Cultural and social resilience: a unique shield
Military investments alone do not explain Senegal’s relative resilience to jihadist advances. Experts point to strong social cohesion as a critical factor. Professor Bakary Sambe of the Timbuktu Institute highlights the harmonious coexistence of ethnic and religious communities in Senegal, which acts as a barrier against divisive tactics employed by groups like the Jama’at Nusrat al-Islam wal-Muslimin (JNIM). In Kédougou, a key border region, this cohesion is reinforced by interethnic marriages and mutual respect among groups such as the Bassari, Bédik, and Fulani. “This creates a cultural shield that prevents extremist narratives from taking root,” Sambe explains.
A cultural and religious bulwark
Unlike neighboring countries where the JNIM has exploited tensions between herders and sedentary groups, Senegal’s intercommunal harmony makes it difficult for such groups to gain ground. Sambe also underscores the pivotal role of religious leaders and Sufi brotherhoods in preventing radicalization, particularly in eastern border areas. Despite the less pronounced influence of Sufism in these regions, collaboration between religious figures, government officials, and community leaders strengthens resilience against extremism.
Addressing the media in early May, President Bassirou Diomaye Faye stressed the continent-wide nature of the terrorism threat. “Even Nigeria, the largest country in ECOWAS, has faced years of attacks. The U.S. has also experienced unimaginable assaults. No nation is spared. This underscores the need for synergies, intelligence sharing, and collaborative action,” he remarked, praising the establishment of ECOWAS’s standby force, albeit one that remains to be activated.

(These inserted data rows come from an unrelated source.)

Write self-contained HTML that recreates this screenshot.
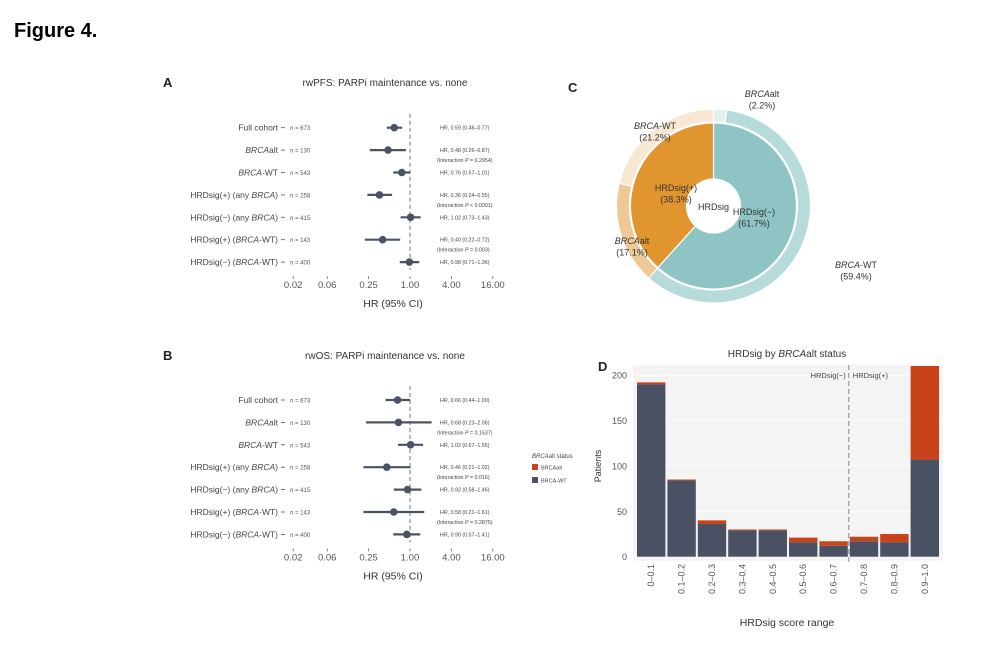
<!DOCTYPE html>
<html><head><meta charset="utf-8"><style>
body{margin:0;background:#fff;font-family:"Liberation Sans",sans-serif;}
svg text{font-family:"Liberation Sans",sans-serif;}
</style></head><body>
<svg id="fig" width="986" height="641" viewBox="0 0 986 641" xmlns="http://www.w3.org/2000/svg">
<text x="14" y="37" font-size="20" font-weight="bold" fill="#000">Figure 4.</text>
<g id="pA"></g>
<g id="pB"></g>
<g id="pC"></g>
<g id="pD"></g>
</svg>
<script>
const rowLabels=[["Full cohort",""],["","BRCA","alt"],["","BRCA","-WT"],["HRDsig(+) (any ","BRCA",")"],["HRDsig(−) (any ","BRCA",")"],["HRDsig(+) (","BRCA","-WT)"],["HRDsig(−) (","BRCA","-WT)"]];
const rowN=[673,130,543,258,415,143,400];
const pfsEst=[0.59,0.48,0.76,0.36,1.02,0.40,0.98];
const pfsLo=[0.46,0.26,0.57,0.24,0.73,0.22,0.71];
const pfsHi=[0.77,0.87,1.01,0.55,1.43,0.72,1.36];
const pfsInter=["","0.2954","","< 0.0001","","0.003",""];
const osEst=[0.66,0.68,1.02,0.46,0.92,0.58,0.90];
const osLo=[0.44,0.23,0.67,0.21,0.58,0.21,0.57];
const osHi=[1.00,2.06,1.55,1.02,1.46,1.61,1.41];
const osInter=["","0.1537","","0.016","","0.2875",""];
const hrTicks=[0.02,0.0625,0.25,1,4,16];
const hrTickLabels=["0.02","0.06","0.25","1.00","4.00","16.00"];
const donutInnerLabels=["HRDsig(−)","HRDsig(+)"];
const donutInner=[61.7,38.3];
const donutOuterLabels=["BRCAalt","BRCA-WT","BRCAalt","BRCA-WT"];
const donutOuter=[2.2,59.4,17.1,21.2];
const scoreBins=["0–0.1","0.1–0.2","0.2–0.3","0.3–0.4","0.4–0.5","0.5–0.6","0.6–0.7","0.7–0.8","0.8–0.9","0.9–1.0"];
const wtCounts=[190,84,36,29,29,16,12,17,16,107];
const altCounts=[2,1,4,1,1,5,5,5,9,103];
const yTicks=[0,50,100,150,200];

const NS="http://www.w3.org/2000/svg";
function mk(parent,tag,attrs,text){const e=document.createElementNS(NS,tag);for(const k in attrs)e.setAttribute(k,attrs[k]);if(text!==undefined)e.textContent=text;parent.appendChild(e);return e;}
const DARK="#4a5366";

function forest(g,letter,title,ty,rowY0,est,lo,hi,inter){
  const xs=v=>410+Math.log2(v)*20.7;
  let t=mk(g,'text',{x:163,y:ty+5,'font-size':13,'font-weight':'bold',fill:'#222'},letter);
  
  t=mk(g,'text',{x:385,y:ty+4,'font-size':10,fill:'#333','text-anchor':'middle'},title);
  
  const rowH=22.4;
  const dl=mk(g,'line',{x1:xs(1),x2:xs(1),y1:rowY0-14,y2:rowY0+6*rowH+8,stroke:'#777','stroke-dasharray':'4,3','stroke-width':1});
  
  for(let i=0;i<est.length;i++){
    const y=rowY0+i*rowH;
    const lab=rowLabels[i];
    const tx=mk(g,'text',{x:278,y:y+3,'font-size':8.5,fill:'#444','text-anchor':'end'});
    
    if(lab.length===2) tx.textContent=lab[0];
    else{mk(tx,'tspan',{},lab[0]);mk(tx,'tspan',{'font-style':'italic'},lab[1]);mk(tx,'tspan',{},lab[2]);}
    mk(g,'line',{x1:281,x2:285,y1:y,y2:y,stroke:'#555','stroke-width':0.8});
    const nt=mk(g,'text',{x:290,y:y+2.5,'font-size':6,fill:'#555'});
    
    mk(nt,'tspan',{'font-style':'italic'},'n');mk(nt,'tspan',{},' = '+rowN[i]);
    const ci=mk(g,'line',{x1:xs(lo[i]),x2:xs(hi[i]),y1:y,y2:y,stroke:DARK,'stroke-width':2.2});
    
    const pt=mk(g,'circle',{cx:xs(est[i]),cy:y,r:3.8,fill:DARK});
    
    const ht=mk(g,'text',{x:440,y:y+2,'font-size':5.3,fill:'#444'},'HR, '+est[i].toFixed(2)+' ('+lo[i].toFixed(2)+'–'+hi[i].toFixed(2)+')');
    
    if(inter[i]){
      const it=mk(g,'text',{x:437,y:y+12,'font-size':5.3,fill:'#444'});
      
      mk(it,'tspan',{},'(Interaction ');mk(it,'tspan',{'font-style':'italic'},'P');mk(it,'tspan',{},(inter[i][0]==='<'?' ':' = ')+inter[i]+')');
    }
  }
  const tyy=rowY0+6*rowH+23;
  hrTicks.forEach((v,k)=>{
    mk(g,'line',{x1:xs(v),x2:xs(v),y1:tyy-9,y2:tyy-6,stroke:'#666','stroke-width':0.8});
    const tl=mk(g,'text',{x:xs(v),y:tyy+3,'font-size':9.5,fill:'#555','text-anchor':'middle'},hrTickLabels[k]);
    
  });
  const at=mk(g,'text',{x:393,y:tyy+22,'font-size':10.5,fill:'#333','text-anchor':'middle'},'HR (95% CI)');
  
}
forest(document.getElementById('pA'),'A','rwPFS: PARPi maintenance vs. none',82,127.7,pfsEst,pfsLo,pfsHi,pfsInter);
forest(document.getElementById('pB'),'B','rwOS: PARPi maintenance vs. none',355,400,osEst,osLo,osHi,osInter);

// Panel C donut
(function(){
  const g=document.getElementById('pC');
  const cx=713.5,cy=206;
  let t=mk(g,'text',{x:568,y:92,'font-size':13,'font-weight':'bold',fill:'#222'},'C');
  
  function arc(r0,r1,a0,a1,fill,name){
    const p=(r,a)=>[cx+r*Math.sin(a),cy-r*Math.cos(a)];
    const large=(a1-a0)>Math.PI?1:0;
    const [x0,y0]=p(r1,a0),[x1,y1]=p(r1,a1),[x2,y2]=p(r0,a1),[x3,y3]=p(r0,a0);
    const e=mk(g,'path',{d:`M${x0},${y0}A${r1},${r1} 0 ${large} 1 ${x1},${y1}L${x2},${y2}A${r0},${r0} 0 ${large} 0 ${x3},${y3}Z`,fill:fill,stroke:'#fff','stroke-width':1.2});
    
  }
  const outerCols=['#e4f1f1','#b7dbdb','#efc995','#f8e8d3'];
  let a=0;const tot=donutOuter.reduce((s,v)=>s+v,0);
  donutOuter.forEach((v,i)=>{const a1=a+v/tot*2*Math.PI;arc(84,97,a,a1,outerCols[i],'outer-slice');a=a1;});
  const innerCols=['#8fc4c5','#e0952f'];
  a=0;const ti=donutInner.reduce((s,v)=>s+v,0);
  donutInner.forEach((v,i)=>{const a1=a+v/ti*2*Math.PI;arc(27,83,a,a1,innerCols[i],'inner-slice');a=a1;});
  const L=(x,y,lines,anchor,name)=>{lines.forEach((ln,k)=>{const e=mk(g,'text',{x:x,y:y+k*11.5,'font-size':9,fill:'#333','text-anchor':anchor||'middle'});
    
    if(Array.isArray(ln)){mk(e,'tspan',{'font-style':'italic'},ln[0]);mk(e,'tspan',{},ln[1]);}else e.textContent=ln;});};
  L(762,97,[['BRCA','alt'],'(2.2%)'],'middle','outer-label');
  L(655,129,[['BRCA','-WT'],'(21.2%)'],'middle','outer-label');
  L(632,244,[['BRCA','alt'],'(17.1%)'],'middle','outer-label');
  L(856,268,[['BRCA','-WT'],'(59.4%)'],'middle','outer-label');
  L(676,191,[donutInnerLabels[1],'('+donutInner[1]+'%)'],'middle','inner-label');
  L(754,215,[donutInnerLabels[0],'('+donutInner[0]+'%)'],'middle','inner-label');
  L(713.5,210,['HRDsig'],'middle','center-label');
})();

// Panel D bars
(function(){
  const g=document.getElementById('pD');
  const x0=636,x1=940,yb=556.7,ppu=0.908;
  const bw=(x1-x0)/scoreBins.length;
  const ys=v=>yb-v*ppu;
  let t=mk(g,'text',{x:598,y:371,'font-size':13,'font-weight':'bold',fill:'#222'},'D');
  
  const bg=mk(g,'rect',{x:x0-3,y:365,width:x1-x0+6,height:yb-365+4,fill:'#f4f4f4'});
  
  yTicks.forEach(v=>{mk(g,'line',{x1:x0-3,x2:x1+3,y1:ys(v),y2:ys(v),stroke:'#fff','stroke-width':0.8});
    const tl=mk(g,'text',{x:627,y:ys(v)+3.5,'font-size':9,fill:'#555','text-anchor':'end'},v);
    });
  const tt=mk(g,'text',{x:787,y:357,'font-size':10,fill:'#333','text-anchor':'middle'});
  
  mk(tt,'tspan',{},'HRDsig by ');mk(tt,'tspan',{'font-style':'italic'},'BRCA');mk(tt,'tspan',{},'alt status');
  scoreBins.forEach((lab,i)=>{
    const bx=x0+i*bw+1;
    const r1=mk(g,'rect',{x:bx,y:ys(wtCounts[i]),width:bw-2,height:wtCounts[i]*ppu,fill:'#4a5163'});
    
    const r2=mk(g,'rect',{x:bx,y:ys(wtCounts[i]+altCounts[i]),width:bw-2,height:altCounts[i]*ppu,fill:'#c8431a'});
    
    const cxl=x0+(i+0.5)*bw;
    const tl=mk(g,'text',{x:cxl+3,y:564,'font-size':9,fill:'#555','text-anchor':'end',transform:`rotate(-90 ${cxl+3} 564)`},lab);
    
  });
  const dl=mk(g,'line',{x1:x0+7*bw,x2:x0+7*bw,y1:365,y2:565,stroke:'#888','stroke-dasharray':'5,3','stroke-width':1});
  
  t=mk(g,'text',{x:x0+7*bw-3,y:378,'font-size':7.5,fill:'#444','text-anchor':'end'},'HRDsig(−)');
  
  t=mk(g,'text',{x:x0+7*bw+4,y:378,'font-size':7.5,fill:'#444'},'HRDsig(+)');
  
  t=mk(g,'text',{x:601,y:466,'font-size':9,fill:'#333','text-anchor':'middle',transform:'rotate(-90 601 466)'},'Patients');
  
  t=mk(g,'text',{x:787,y:626,'font-size':10.5,fill:'#333','text-anchor':'middle'},'HRDsig score range');
  
  // legend
  t=mk(g,'text',{x:532,y:458,'font-size':6,'font-style':'italic',fill:'#444'});
  
  mk(t,'tspan',{},'BRCA');mk(t,'tspan',{'font-style':'normal'},'alt status');
  [['BRCAalt','#c8431a',469],['BRCA-WT','#4a5163',482]].forEach(e=>{
    const r=mk(g,'rect',{x:532,y:e[2]-5,width:6,height:6,fill:e[1]});
    
    const lt=mk(g,'text',{x:541,y:e[2]+0.5,'font-size':5.5,fill:'#444'},e[0]);
    
  });
})();
</script>
</body></html>
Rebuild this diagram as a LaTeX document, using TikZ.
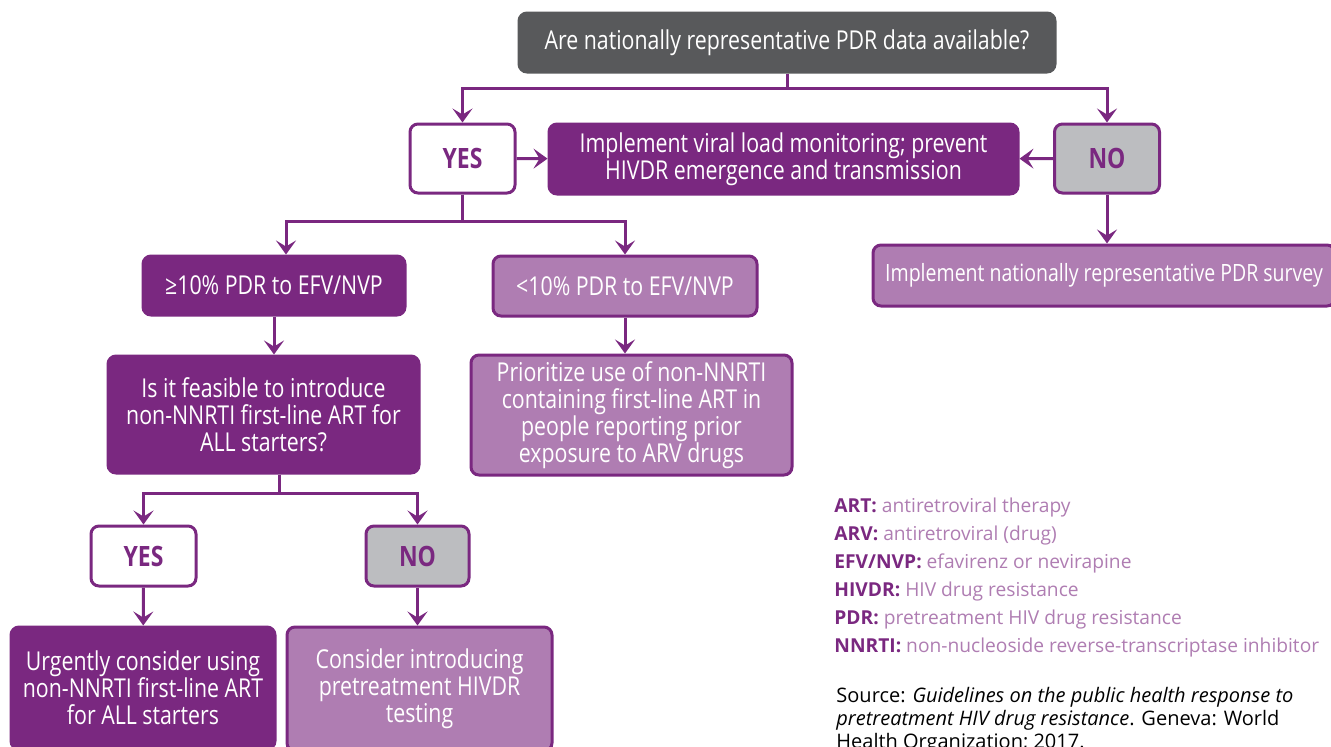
\documentclass[tikz,border=0pt]{standalone}
\usepackage{fontspec}
\setmainfont{Open Sans}
\newfontfamily\condfont[FakeStretch=0.82]{Open Sans}
\usetikzlibrary{arrows.meta}
\definecolor{whopurple}{HTML}{7A2880}
\definecolor{wholilac}{HTML}{AF7DB2}
\definecolor{whogrey}{HTML}{58595B}
\definecolor{whosilver}{HTML}{BCBDC0}
\begin{document}
\begin{tikzpicture}[x=0.5pt,y=-0.5pt,
  box/.style={rounded corners=4pt,line width=1.5pt,draw=whopurple,align=center,inner sep=0pt,
    text=white,font=\condfont\fontsize{13}{13.4}\selectfont},
  darkbox/.style={box,fill=whopurple},
  lightbox/.style={box,fill=wholilac},
  answer/.style={box,text=whopurple,font=\condfont\bfseries\fontsize{14}{15}\selectfont,
    minimum width=52.5pt},
  link/.style={draw=whopurple,line width=1.5pt,
    -{Stealth[length=7pt,width=10pt,inset=3pt]}},
  abbr/.style={anchor=west,inner sep=0pt,font=\fontsize{9.6}{11}\selectfont,text=wholilac}]
\useasboundingbox (0,0) rectangle (1331,746);
% question and first answers
\node[box,fill=whogrey,draw=whogrey,minimum width=268pt,minimum height=29.5pt] (q) at (787,42.5)
  {Are nationally representative PDR data available?};
\node[answer,fill=white,minimum height=34.5pt] (yes1) at (462.5,158.5) {YES};
\node[answer,fill=whosilver,minimum height=34.5pt] (no1) at (1107,158.5) {NO};
\node[darkbox,minimum width=234.5pt,minimum height=35pt] (vl) at (783.5,159)
  {Implement viral load monitoring; prevent\\HIVDR emergence and transmission};
\node[lightbox,minimum width=231pt,minimum height=30.5pt,font=\condfont\fontsize{11.9}{13}\selectfont]
  (survey) at (1104,275.5) {Implement nationally representative PDR survey};
% PDR level
\node[darkbox,minimum width=131pt,minimum height=29.5pt] (pdrhigh) at (274,285.5)
  {≥10\% PDR to EFV/NVP};
\node[lightbox,minimum width=132pt,minimum height=30pt] (pdrlow) at (625,286)
  {<10\% PDR to EFV/NVP};
\node[darkbox,minimum width=155.5pt,minimum height=58.5pt] (feasible) at (263.5,414.5)
  {Is it feasible to introduce\\non-NNRTI first-line ART for\\ALL starters?};
\node[lightbox,minimum width=160.5pt,minimum height=60pt] (prioritize) at (631.5,415)
  {Prioritize use of non-NNRTI\\containing first-line ART in\\people reporting prior\\exposure to ARV drugs};
% feasibility answers
\node[answer,fill=white,minimum height=30pt] (yes2) at (143.5,556) {YES};
\node[answer,fill=whosilver,minimum width=51.5pt,minimum height=30pt] (no2) at (417.5,556) {NO};
\node[darkbox,minimum width=132pt,minimum height=61pt] (urgent) at (143,688)
  {Urgently consider using\\non-NNRTI first-line ART\\for ALL starters};
\node[lightbox,minimum width=132.5pt,minimum height=62pt] (consider) at (419.5,689)
  {Consider introducing\\pretreatment HIVDR\\testing};
% connectors
\draw[link] (q.south) -- ++(0,15) -| (yes1.north);
\draw[link] (q.south) -- ++(0,15) -| (no1.north);
\draw[link] (yes1) -- (vl);
\draw[link] (no1) -- (vl);
\draw[link] (no1.south) -- (no1.south |- survey.north);
\draw[link] (yes1.south) -- ++(0,27) -| ([xshift=6pt]pdrhigh.north);
\draw[link] (yes1.south) -- ++(0,27) -| (pdrlow.north);
\draw[link] (pdrhigh.south) -- (pdrhigh.south |- feasible.north);
\draw[link] (pdrlow.south) -- (pdrlow.south |- prioritize.north);
\draw[link] ([xshift=7.75pt]feasible.south) -- ++(0,19) -| (yes2.north);
\draw[link] ([xshift=7.75pt]feasible.south) -- ++(0,19) -| (no2.north);
\draw[link] (yes2) -- (urgent);
\draw[link] (no2.south) -- (no2.south |- consider.north);
% abbreviations
\node[abbr] (art) at (834,507) {\textcolor{whopurple}{\bfseries ART:} antiretroviral therapy};
\node[abbr] (arv) at (834,535) {\textcolor{whopurple}{\bfseries ARV:} antiretroviral (drug)};
\node[abbr] (efv) at (834,563) {\textcolor{whopurple}{\bfseries EFV/NVP:} efavirenz or nevirapine};
\node[abbr] (hivdr) at (834,591) {\textcolor{whopurple}{\bfseries HIVDR:} HIV drug resistance};
\node[abbr] (pdr) at (834,619) {\textcolor{whopurple}{\bfseries PDR:} pretreatment HIV drug resistance};
\node[abbr] (nnrti) at (834,647) {\textcolor{whopurple}{\bfseries NNRTI:} non-nucleoside reverse-transcriptase inhibitor};
% source
\node[anchor=north west,inner sep=0pt,align=left,font=\fontsize{10}{11.5}\selectfont] (source) at (836,687)
  {Source: \textit{Guidelines on the public health response to}\\
   \textit{pretreatment HIV drug resistance}. Geneva: World\\
   Health Organization; 2017.};
\end{tikzpicture}
\end{document}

The President lamented the withdrawal of Sahel states from ECOWAS, emphasizing the need for regional organizations to work together. “Senegal cannot remain indifferent to the challenges facing Mali. We share a common history, a shared national motto, and a unified destiny at independence. What affects Mali affects Senegal, as we are one people,” he asserted, reaffirming the country’s unwavering solidarity with Mali. “The Malian people can always count on the active support of the Senegalese government and people, as we have demonstrated time and again. Dialogue is essential to restore peace, and we are prepared to facilitate this process.” He concluded by affirming that patrols and intelligence exchanges with Mali continue unabated.